Nigeria is set to host Africa's first-ever ministerial summit on antimicrobial resistance in Abuja between 28 and 30 June, placing the country at the forefront of the global battle against drug-resistant infections. Health ministers, researchers and development partners from across the continent will convene to craft a unified African position ahead of this year's UN General Assembly high-level meeting on AMR. The summit, unveiled yesterday by the Federal Ministry of Health, will also launch a continental surveillance network to track resistant pathogens and map hotspots where antibiotics are losing potency. Minister of State for Health Dr. Tunji Alausa told reporters that Nigeria's candidacy to stage the gathering was endorsed by the African Union after Abuja pledged USD 50 million toward the new Africa CDC-led initiative.

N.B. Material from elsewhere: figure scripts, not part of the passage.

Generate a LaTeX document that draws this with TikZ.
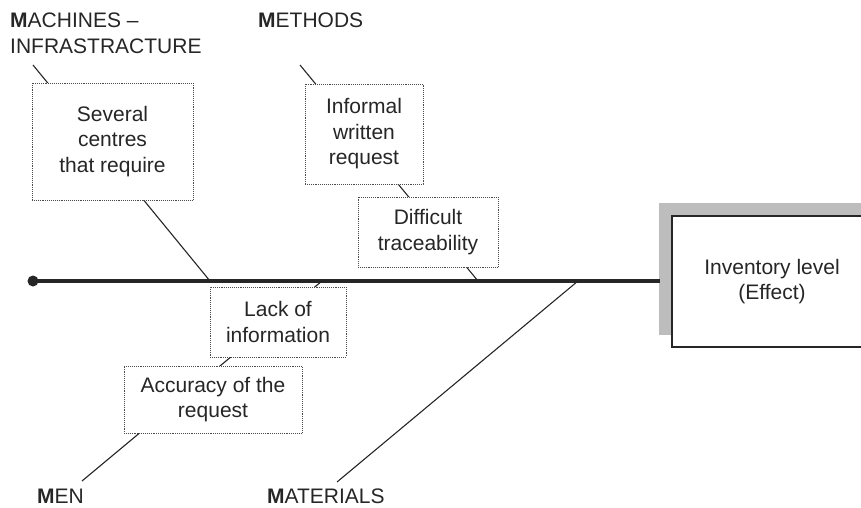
\documentclass[tikz,border=0pt]{standalone}
\usepackage{fontspec}
\setmainfont{Liberation Sans}
\usetikzlibrary{backgrounds,calc}
\usepackage{xcolor}
\definecolor{inkgray}{HTML}{262626}
\definecolor{shadegray}{HTML}{BDBDBD}
\definecolor{dotrule}{HTML}{4A4A4A}

\begin{document}
\begin{tikzpicture}[
  x=1pt, y=-1pt,
  font=\fontsize{21}{25.5}\selectfont, text=inkgray,
  cause/.style={draw=dotrule, densely dotted, line width=0.9pt, fill=white,
                align=center, inner sep=0pt},
  cat/.style={inner sep=0pt, align=left},
  bone/.style={draw=inkgray, line width=1.1pt},
  spine/.style={draw=inkgray, line width=3.2pt},
]
\clip (0,0) rectangle (861,508);

% bone end points
\coordinate (tail) at (33,281);
\coordinate (head) at (660,281);
\coordinate (mach0) at (33,65);   \coordinate (mach1) at (210,281);
\coordinate (meth0) at (300,65);  \coordinate (meth1) at (478,281);
\coordinate (men0) at (82,481);   \coordinate (men1) at (322,281);
\coordinate (mat0) at (337,482);  \coordinate (mat1) at (578,281);

\foreach \a/\b in {mach0/mach1, meth0/meth1, men0/men1, mat0/mat1}
  \draw[bone] (\a) -- (\b);

\draw[spine] (tail) -- (head);
\fill[inkgray] (tail) circle (5.5);

% effect
\node[draw=inkgray, line width=1.2pt, fill=white, minimum width=200,
      minimum height=131, align=center] (eff) at (772,281.5)
  {Inventory level\\(Effect)};
\begin{scope}[on background layer]
  \fill[shadegray] ($(eff.north west)+(-12,-12)$) rectangle ($(eff.south east)+(-12,-13)$);
\end{scope}

% causes
\node[cause, minimum width=161, minimum height=117] (sev) at (112.5,141.5)
  {Several\\centres\\that require};
\node[cause, minimum width=118, minimum height=100] (inf) at (364,134)
  {Informal\\written\\request};
\node[cause, minimum width=140, minimum height=70] (dif) at (428,232)
  {Difficult\\traceability};
\node[cause, minimum width=136, minimum height=70] (lack) at (278,322)
  {Lack of\\information};
\node[cause, minimum width=178, minimum height=67] (acc) at (213,399.5)
  {Accuracy of the\\request};

% categories
\node[cat, anchor=north west] (mach) at (10,13) {\textbf{M}ACHINES --\\INFRASTRACTURE};
\node[cat, anchor=base west] (meth) at (258,28) {\textbf{M}ETHODS};
\node[cat, anchor=base west] (men) at (37,503.5) {\textbf{M}EN};
\node[cat, anchor=base west] (mat) at (267,503.5) {\textbf{M}ATERIALS};

\end{tikzpicture}
\end{document}
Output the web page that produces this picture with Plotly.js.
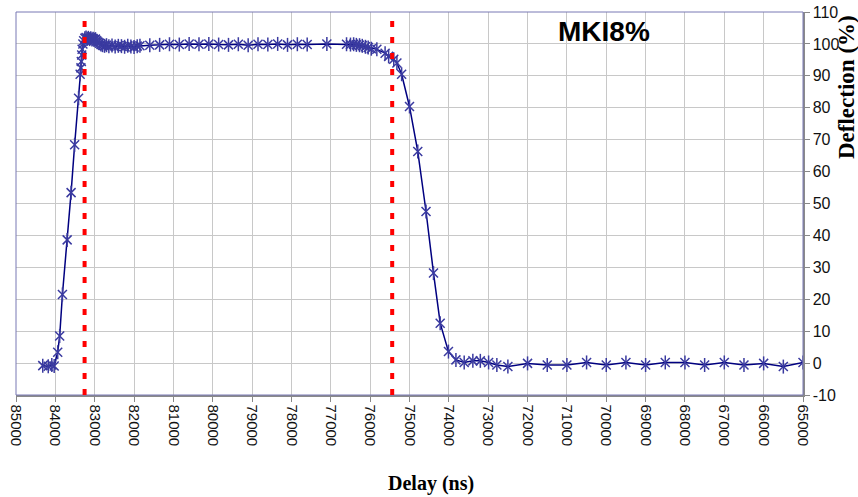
<!DOCTYPE html>
<html>
<head>
<meta charset="utf-8">
<script src="https://cdn.plot.ly/plotly-3.0.1.min.js"></script>
<style>html,body{margin:0;padding:0;background:#fff;}#chart{width:858px;height:497px;}</style>
</head>
<body>
<div id="chart"></div>
<script>
// Delay (ns)
const delayNs = [84320, 84180, 84090, 84030, 83940, 83890, 83820, 83700, 83600, 83510,
  83410, 83370, 83350, 83340, 83330, 83320, 83300, 83280, 83250, 83220,
  83190, 83160, 83130, 83100, 83070, 83040, 83010, 82980, 82950, 82920,
  82880, 82840, 82800, 82750, 82700, 82640, 82560, 82480, 82400, 82320,
  82240, 82160, 82080, 82000, 81920, 81850, 81600, 81350, 81100, 80850,
  80600, 80350, 80100, 79850, 79600, 79350, 79100, 78850, 78600, 78350,
  78100, 77850, 77600, 77100, 76600, 76500, 76420, 76350, 76270, 76200,
  76120, 76050, 75970, 75830, 75620, 75530, 75400, 75320, 75200, 75000,
  74790, 74580, 74390, 74220, 74010, 73820, 73610, 73390, 73200, 72990,
  72780, 72500, 72000, 71500, 71000, 70500, 70000, 69500, 69000, 68500,
  68000, 67500, 67000, 66500, 66000, 65500, 65000];
// Deflection (%)
const deflection = [-0.8, -1.0, -0.6, -0.9, 3.4, 8.5, 21.5, 38.6, 53.4, 68.4,
  83.0, 90.5, 92.5, 94.5, 96.5, 98.3, 100.0, 101.0, 101.8, 102.0,
  101.6, 101.9, 101.5, 101.8, 101.4, 101.6, 101.3, 101.5, 101.0, 100.6,
  100.2, 99.8, 99.6, 99.4, 99.6, 99.3, 99.5, 99.2, 99.4, 99.3,
  99.1, 99.4, 99.2, 99.0, 99.3, 99.4, 99.6, 99.7, 99.9, 99.8,
  100.0, 99.9, 100.0, 99.8, 99.7, 99.9, 99.6, 99.9, 99.8, 100.0,
  99.7, 99.9, 99.8, 100.0, 99.9, 99.8, 99.9, 99.7, 99.6, 99.4,
  99.1, 98.9, 98.5, 98.3, 97.1, 96.1, 95.2, 94.0, 90.5, 80.4,
  66.3, 47.5, 28.2, 12.5, 3.6, 1.0, 0.2, 0.7, 0.7, 0.2,
  -0.6, -1.1, -0.1, -0.6, -0.6, 0.2, -0.6, 0.2, -0.6, 0.2,
  0.2, -0.6, 0.2, -0.6, -0.1, -1.1, 0.2];
// Red dotted reference delays (ns)
const markerDelays = [83257, 75440];
const xTicks = [85000, 84000, 83000, 82000, 81000, 80000, 79000, 78000, 77000, 76000, 75000,
  74000, 73000, 72000, 71000, 70000, 69000, 68000, 67000, 66000, 65000];
const yTicks = [-10, 0, 10, 20, 30, 40, 50, 60, 70, 80, 90, 100, 110];
const chartTitle = 'MKI8%';
const xTitle = 'Delay (ns)';
const yTitle = 'Deflection (%)';

const markerColor = '#3a3aa0';
const traces = [
  {x: delayNs, y: deflection, type: 'scatter', mode: 'lines+markers',
   line: {color: '#000080', width: 1.5},
   marker: {symbol: 'x-thin-open', size: 9, line: {color: markerColor, width: 1.5}, color: markerColor},
   hoverinfo: 'x+y', showlegend: false},
  {x: delayNs, y: deflection, type: 'scatter', mode: 'markers',
   marker: {symbol: 'line-ns-open', size: 10, line: {color: markerColor, width: 1.5}, color: markerColor},
   hoverinfo: 'skip', showlegend: false}
];

const shapes = [
  {type: 'rect', xref: 'paper', yref: 'paper', x0: 0, x1: 1, y0: 0, y1: 1,
   line: {color: '#7878b4', width: 1}, layer: 'above'}
].concat(markerDelays.map(d => ({
  type: 'line', xref: 'x', yref: 'paper', x0: d, x1: d, y0: 0, y1: 0.985,
  line: {color: '#ff0000', width: 4, dash: '6px,10px'}, layer: 'above'
})));

const layout = {
  width: 858, height: 497,
  margin: {l: 16, r: 55, t: 12, b: 102},
  paper_bgcolor: '#ffffff', plot_bgcolor: '#ffffff',
  font: {family: 'Liberation Sans, Arial, sans-serif', size: 15, color: '#111'},
  xaxis: {
    range: [85000, 65000], tickvals: xTicks, ticktext: xTicks.map(String),
    tickangle: 90, ticks: 'outside', ticklen: 5, tickcolor: '#888',
    showgrid: true, gridcolor: '#c8c8c8', gridwidth: 1,
    showline: true, linecolor: '#8a8a8a', linewidth: 1.5,
    zeroline: false, tickfont: {size: 15, color: '#111'}
  },
  yaxis: {
    range: [-10, 110], tickvals: yTicks, ticktext: yTicks.map(String), side: 'right',
    ticks: 'outside', ticklen: 5, tickcolor: '#888',
    showgrid: true, gridcolor: '#c8c8c8', gridwidth: 1,
    showline: true, linecolor: '#8a8a8a', linewidth: 1.5,
    zeroline: false, tickfont: {size: 16, color: '#111'}
  },
  shapes: shapes,
  annotations: [
    {text: '<b>' + chartTitle + '</b>', xref: 'paper', yref: 'paper',
     x: (604 - 16) / 787, y: (395 - 31) / 383, xanchor: 'center', yanchor: 'middle',
     showarrow: false, font: {family: 'Liberation Sans, Arial, sans-serif', size: 28, color: '#000'}},
    {text: '<b>' + xTitle + '</b>', xref: 'paper', yref: 'paper',
     x: (431 - 16) / 787, y: -(483 - 395) / 383, xanchor: 'center', yanchor: 'middle',
     showarrow: false, font: {family: 'Liberation Serif, Times New Roman, serif', size: 20, color: '#000'}},
    {text: '<b>' + yTitle + '</b>', xref: 'paper', yref: 'paper', textangle: -90,
     x: (847 - 16) / 787, y: (395 - 87) / 383, xanchor: 'center', yanchor: 'middle',
     showarrow: false, font: {family: 'Liberation Serif, Times New Roman, serif', size: 23, color: '#000'}}
  ]
};

Plotly.newPlot('chart', traces, layout, {displayModeBar: false, staticPlot: true});
</script>
</body>
</html>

Delegates are expected to adopt the Abuja Declaration, a roadmap that commits signatories to cut inappropriate antibiotic use by 30 percent within five years and to establish national stewardship funds financed through a levy on pharmaceutical imports.

💡 NaijaBuzz Take

Hosting the continent's first AMR ministerial summit is a clever diplomatic coup for Abuja: it positions Nigeria as the go-to African voice on drug resistance just months before the UN General Assembly votes on a new global treaty, a seat that usually rotates between South Africa and Kenya.

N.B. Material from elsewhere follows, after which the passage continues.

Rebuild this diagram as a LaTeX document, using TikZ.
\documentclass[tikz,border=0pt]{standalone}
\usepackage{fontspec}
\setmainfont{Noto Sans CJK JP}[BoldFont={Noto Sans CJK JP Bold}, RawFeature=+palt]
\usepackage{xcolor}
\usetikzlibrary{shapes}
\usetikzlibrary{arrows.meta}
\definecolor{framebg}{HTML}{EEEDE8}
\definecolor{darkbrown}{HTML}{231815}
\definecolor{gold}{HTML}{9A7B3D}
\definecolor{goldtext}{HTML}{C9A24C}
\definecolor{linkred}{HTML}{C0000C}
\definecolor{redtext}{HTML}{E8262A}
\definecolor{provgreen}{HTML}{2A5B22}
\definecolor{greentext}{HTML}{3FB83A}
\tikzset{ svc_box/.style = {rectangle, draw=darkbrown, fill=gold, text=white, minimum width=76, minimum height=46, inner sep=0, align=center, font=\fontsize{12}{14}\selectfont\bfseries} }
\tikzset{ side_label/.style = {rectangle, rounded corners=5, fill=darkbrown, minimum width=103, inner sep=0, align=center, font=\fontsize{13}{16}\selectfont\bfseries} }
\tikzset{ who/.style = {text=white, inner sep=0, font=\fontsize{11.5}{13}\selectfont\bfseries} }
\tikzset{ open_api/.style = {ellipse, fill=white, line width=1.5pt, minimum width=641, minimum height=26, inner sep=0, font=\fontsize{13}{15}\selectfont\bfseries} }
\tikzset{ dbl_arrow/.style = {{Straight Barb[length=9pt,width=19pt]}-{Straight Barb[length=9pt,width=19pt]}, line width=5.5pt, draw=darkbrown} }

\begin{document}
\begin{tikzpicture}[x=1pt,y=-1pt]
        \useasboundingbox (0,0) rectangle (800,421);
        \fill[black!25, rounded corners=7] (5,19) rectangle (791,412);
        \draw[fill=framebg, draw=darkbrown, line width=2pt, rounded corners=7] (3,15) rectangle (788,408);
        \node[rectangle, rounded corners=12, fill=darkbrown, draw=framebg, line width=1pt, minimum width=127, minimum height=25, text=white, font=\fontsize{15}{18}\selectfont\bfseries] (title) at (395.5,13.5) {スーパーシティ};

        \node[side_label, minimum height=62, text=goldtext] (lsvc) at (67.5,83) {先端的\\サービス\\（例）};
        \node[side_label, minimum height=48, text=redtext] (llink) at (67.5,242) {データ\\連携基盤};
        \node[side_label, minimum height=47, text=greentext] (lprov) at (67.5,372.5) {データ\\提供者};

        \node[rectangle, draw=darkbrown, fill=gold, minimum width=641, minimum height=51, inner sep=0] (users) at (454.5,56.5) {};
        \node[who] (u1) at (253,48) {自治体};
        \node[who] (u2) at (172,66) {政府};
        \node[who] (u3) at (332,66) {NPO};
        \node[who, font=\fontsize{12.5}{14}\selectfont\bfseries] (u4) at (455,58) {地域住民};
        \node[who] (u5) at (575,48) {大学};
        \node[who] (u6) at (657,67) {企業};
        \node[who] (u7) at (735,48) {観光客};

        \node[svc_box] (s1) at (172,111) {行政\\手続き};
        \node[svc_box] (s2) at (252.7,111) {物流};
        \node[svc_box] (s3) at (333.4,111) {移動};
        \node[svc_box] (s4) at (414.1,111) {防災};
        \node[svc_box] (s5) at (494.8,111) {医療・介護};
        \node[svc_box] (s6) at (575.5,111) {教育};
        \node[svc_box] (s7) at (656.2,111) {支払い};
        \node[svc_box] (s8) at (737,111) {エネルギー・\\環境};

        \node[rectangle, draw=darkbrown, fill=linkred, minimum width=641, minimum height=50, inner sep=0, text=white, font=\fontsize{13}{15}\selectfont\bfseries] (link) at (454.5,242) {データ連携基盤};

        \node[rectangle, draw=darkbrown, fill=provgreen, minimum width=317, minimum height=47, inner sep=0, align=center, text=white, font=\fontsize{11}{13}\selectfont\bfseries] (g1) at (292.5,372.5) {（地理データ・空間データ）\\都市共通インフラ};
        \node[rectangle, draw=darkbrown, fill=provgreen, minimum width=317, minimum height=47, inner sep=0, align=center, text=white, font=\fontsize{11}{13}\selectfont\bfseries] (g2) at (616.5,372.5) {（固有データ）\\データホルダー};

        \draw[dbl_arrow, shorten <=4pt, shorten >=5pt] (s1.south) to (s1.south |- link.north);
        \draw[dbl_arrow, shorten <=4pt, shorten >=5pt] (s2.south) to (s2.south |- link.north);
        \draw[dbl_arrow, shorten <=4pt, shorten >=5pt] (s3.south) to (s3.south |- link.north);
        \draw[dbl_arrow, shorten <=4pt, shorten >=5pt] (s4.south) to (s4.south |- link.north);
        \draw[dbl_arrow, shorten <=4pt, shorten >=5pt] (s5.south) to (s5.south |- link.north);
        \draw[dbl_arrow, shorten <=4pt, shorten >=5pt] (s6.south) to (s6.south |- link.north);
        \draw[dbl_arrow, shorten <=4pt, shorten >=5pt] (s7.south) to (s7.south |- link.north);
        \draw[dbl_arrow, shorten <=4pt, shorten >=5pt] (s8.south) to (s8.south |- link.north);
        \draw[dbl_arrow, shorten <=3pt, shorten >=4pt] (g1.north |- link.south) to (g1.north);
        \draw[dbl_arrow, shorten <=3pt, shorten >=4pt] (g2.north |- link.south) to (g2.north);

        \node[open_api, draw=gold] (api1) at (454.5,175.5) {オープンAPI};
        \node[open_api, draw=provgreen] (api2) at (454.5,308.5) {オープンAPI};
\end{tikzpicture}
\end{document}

The USD 50 million pledge is not charity. Nigeria's pharmaceutical levy proposal quietly shifts the cost of cleaning up resistant bugs to foreign manufacturers, many of whom flooded the country with cheap, sub-standard antibiotics in the past decade. Local producers, already struggling with FX shortages, will cheer anything that tilts the market their way.

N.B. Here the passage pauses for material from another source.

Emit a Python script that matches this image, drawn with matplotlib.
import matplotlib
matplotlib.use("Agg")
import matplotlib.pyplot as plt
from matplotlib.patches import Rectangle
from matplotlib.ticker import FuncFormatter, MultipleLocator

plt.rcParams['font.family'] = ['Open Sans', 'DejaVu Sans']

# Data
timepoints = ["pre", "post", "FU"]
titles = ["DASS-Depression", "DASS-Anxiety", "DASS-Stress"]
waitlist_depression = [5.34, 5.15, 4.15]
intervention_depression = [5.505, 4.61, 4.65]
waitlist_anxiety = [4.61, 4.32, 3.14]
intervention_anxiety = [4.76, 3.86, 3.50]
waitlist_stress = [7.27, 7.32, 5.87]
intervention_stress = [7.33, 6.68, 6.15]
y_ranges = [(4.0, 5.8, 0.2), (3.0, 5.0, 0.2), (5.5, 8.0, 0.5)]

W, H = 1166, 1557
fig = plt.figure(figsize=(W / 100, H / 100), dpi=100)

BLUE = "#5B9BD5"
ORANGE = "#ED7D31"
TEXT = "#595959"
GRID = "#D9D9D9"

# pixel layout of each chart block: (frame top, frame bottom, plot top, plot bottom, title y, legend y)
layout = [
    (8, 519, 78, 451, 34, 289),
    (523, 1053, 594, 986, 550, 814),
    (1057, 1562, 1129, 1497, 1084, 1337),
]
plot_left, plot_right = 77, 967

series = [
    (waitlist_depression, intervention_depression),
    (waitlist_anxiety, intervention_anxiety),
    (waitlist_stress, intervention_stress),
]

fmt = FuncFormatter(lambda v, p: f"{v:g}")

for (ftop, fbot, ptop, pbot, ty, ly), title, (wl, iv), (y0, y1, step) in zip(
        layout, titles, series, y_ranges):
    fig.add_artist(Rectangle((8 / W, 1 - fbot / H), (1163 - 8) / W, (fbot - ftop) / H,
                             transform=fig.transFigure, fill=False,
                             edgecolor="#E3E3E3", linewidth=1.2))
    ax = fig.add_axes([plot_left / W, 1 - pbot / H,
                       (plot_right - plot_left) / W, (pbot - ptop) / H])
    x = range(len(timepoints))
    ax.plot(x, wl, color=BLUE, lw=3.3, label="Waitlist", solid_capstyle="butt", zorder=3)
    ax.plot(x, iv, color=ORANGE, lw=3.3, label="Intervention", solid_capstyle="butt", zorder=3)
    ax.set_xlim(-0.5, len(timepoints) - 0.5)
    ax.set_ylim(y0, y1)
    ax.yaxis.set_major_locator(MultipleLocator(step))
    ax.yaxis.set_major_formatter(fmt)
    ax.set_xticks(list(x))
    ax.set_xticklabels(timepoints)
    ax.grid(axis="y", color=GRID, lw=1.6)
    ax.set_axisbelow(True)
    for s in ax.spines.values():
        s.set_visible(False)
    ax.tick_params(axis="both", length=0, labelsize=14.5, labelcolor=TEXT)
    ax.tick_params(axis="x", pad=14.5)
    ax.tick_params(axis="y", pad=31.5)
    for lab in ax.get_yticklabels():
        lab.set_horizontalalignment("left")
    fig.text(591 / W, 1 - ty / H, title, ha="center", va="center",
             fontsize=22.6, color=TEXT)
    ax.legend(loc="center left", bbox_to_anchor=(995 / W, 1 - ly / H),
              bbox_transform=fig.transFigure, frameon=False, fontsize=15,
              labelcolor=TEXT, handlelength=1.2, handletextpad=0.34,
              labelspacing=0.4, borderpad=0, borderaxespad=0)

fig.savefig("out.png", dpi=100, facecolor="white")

For patients in Kano or Port Harcourt, the real test is whether the promised surveillance network will stop doctors from prescribing third-generation cephalosporins for common colds. Until the national laboratory system stops taking three weeks to culture blood, the 30 percent reduction target is aspirational wallpaper.

Still, the summit matters because it locks African health ministers into a single bloc before Geneva negotiations. If Abuja can keep the coalition together, the eventual treaty will likely include a continental manufacturing fund—an opening Nigerian drug makers have long lobbied for.